The exercise: All entries must be repeated exactly; do not include the pictures.

[Raw records]

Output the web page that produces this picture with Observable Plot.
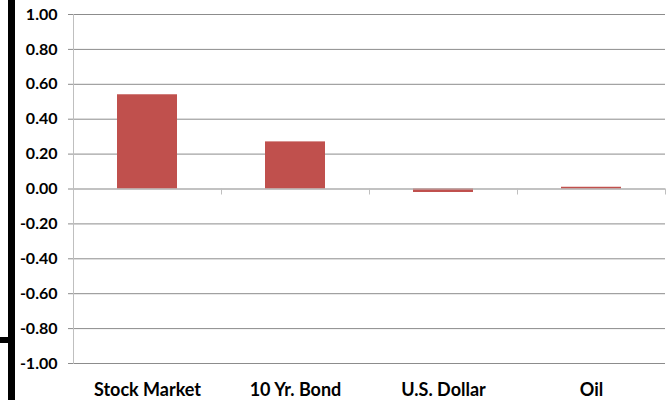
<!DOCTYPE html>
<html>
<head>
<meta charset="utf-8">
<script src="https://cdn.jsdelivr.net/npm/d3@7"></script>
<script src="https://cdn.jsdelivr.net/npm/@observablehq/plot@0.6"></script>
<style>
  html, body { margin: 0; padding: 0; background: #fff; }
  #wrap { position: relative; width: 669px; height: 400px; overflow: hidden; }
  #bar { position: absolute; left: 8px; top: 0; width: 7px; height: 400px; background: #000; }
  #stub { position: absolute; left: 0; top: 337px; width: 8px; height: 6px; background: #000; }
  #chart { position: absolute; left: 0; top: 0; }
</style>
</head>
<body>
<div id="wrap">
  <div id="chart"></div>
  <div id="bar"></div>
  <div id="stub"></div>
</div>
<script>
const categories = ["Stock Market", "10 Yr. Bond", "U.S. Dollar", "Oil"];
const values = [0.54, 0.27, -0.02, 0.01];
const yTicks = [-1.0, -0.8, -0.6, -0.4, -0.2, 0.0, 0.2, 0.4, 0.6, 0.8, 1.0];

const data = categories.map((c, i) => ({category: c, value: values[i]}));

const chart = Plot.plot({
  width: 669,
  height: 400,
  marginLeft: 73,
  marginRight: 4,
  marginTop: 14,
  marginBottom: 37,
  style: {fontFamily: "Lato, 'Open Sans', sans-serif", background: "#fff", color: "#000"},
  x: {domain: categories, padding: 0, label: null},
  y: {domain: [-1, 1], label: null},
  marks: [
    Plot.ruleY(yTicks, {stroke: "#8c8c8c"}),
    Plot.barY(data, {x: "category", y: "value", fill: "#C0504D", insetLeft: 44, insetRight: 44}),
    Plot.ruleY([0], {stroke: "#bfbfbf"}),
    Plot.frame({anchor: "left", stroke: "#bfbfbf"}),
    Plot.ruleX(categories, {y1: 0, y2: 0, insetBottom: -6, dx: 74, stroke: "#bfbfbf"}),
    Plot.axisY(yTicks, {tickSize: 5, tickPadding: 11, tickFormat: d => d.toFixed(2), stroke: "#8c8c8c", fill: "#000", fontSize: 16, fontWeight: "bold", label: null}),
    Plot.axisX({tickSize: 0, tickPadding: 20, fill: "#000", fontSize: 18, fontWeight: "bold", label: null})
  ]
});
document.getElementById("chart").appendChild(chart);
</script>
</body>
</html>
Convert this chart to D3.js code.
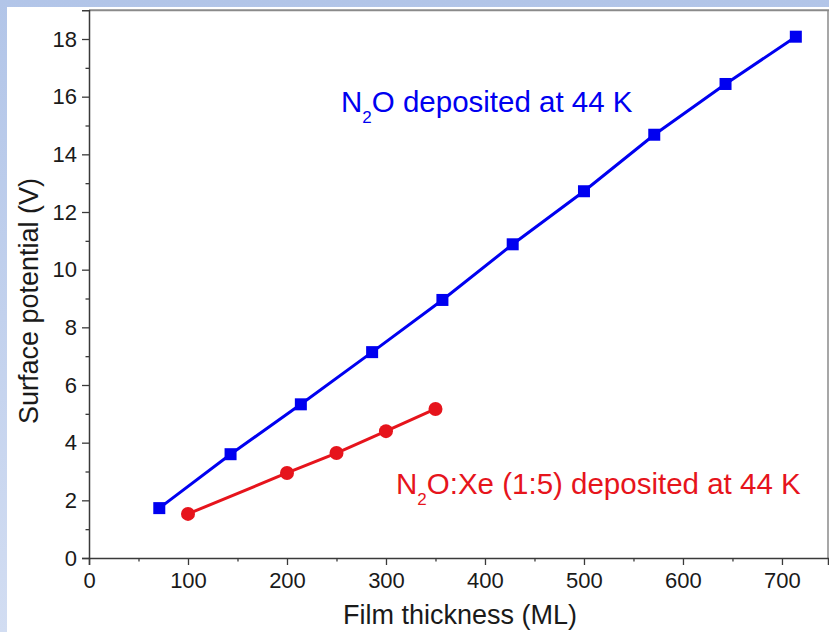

Output of the exercise:
Output the web page that produces this picture with Observable Plot.
<!DOCTYPE html>
<html>
<head>
<meta charset="utf-8">
<script src="https://cdn.jsdelivr.net/npm/d3@7"></script>
<script src="https://cdn.jsdelivr.net/npm/@observablehq/plot@0.6"></script>
<style>
  html, body { margin: 0; padding: 0; background: #fff; }
  #wrap { position: relative; width: 669px; height: 400px; overflow: hidden; }
  #bar { position: absolute; left: 8px; top: 0; width: 7px; height: 400px; background: #000; }
  #stub { position: absolute; left: 0; top: 337px; width: 8px; height: 6px; background: #000; }
  #chart { position: absolute; left: 0; top: 0; }
</style>
</head>
<body>
<div id="wrap">
  <div id="chart"></div>
  <div id="bar"></div>
  <div id="stub"></div>
</div>
<script>
const categories = ["Stock Market", "10 Yr. Bond", "U.S. Dollar", "Oil"];
const values = [0.54, 0.27, -0.02, 0.01];
const yTicks = [-1.0, -0.8, -0.6, -0.4, -0.2, 0.0, 0.2, 0.4, 0.6, 0.8, 1.0];

const data = categories.map((c, i) => ({category: c, value: values[i]}));

const chart = Plot.plot({
  width: 669,
  height: 400,
  marginLeft: 73,
  marginRight: 4,
  marginTop: 14,
  marginBottom: 37,
  style: {fontFamily: "Lato, 'Open Sans', sans-serif", background: "#fff", color: "#000"},
  x: {domain: categories, padding: 0, label: null},
  y: {domain: [-1, 1], label: null},
  marks: [
    Plot.ruleY(yTicks, {stroke: "#8c8c8c"}),
    Plot.barY(data, {x: "category", y: "value", fill: "#C0504D", insetLeft: 44, insetRight: 44}),
    Plot.ruleY([0], {stroke: "#bfbfbf"}),
    Plot.frame({anchor: "left", stroke: "#bfbfbf"}),
    Plot.ruleX(categories, {y1: 0, y2: 0, insetBottom: -6, dx: 74, stroke: "#bfbfbf"}),
    Plot.axisY(yTicks, {tickSize: 5, tickPadding: 11, tickFormat: d => d.toFixed(2), stroke: "#8c8c8c", fill: "#000", fontSize: 16, fontWeight: "bold", label: null}),
    Plot.axisX({tickSize: 0, tickPadding: 20, fill: "#000", fontSize: 18, fontWeight: "bold", label: null})
  ]
});
document.getElementById("chart").appendChild(chart);
</script>
</body>
</html>
Convert this chart to D3.js code.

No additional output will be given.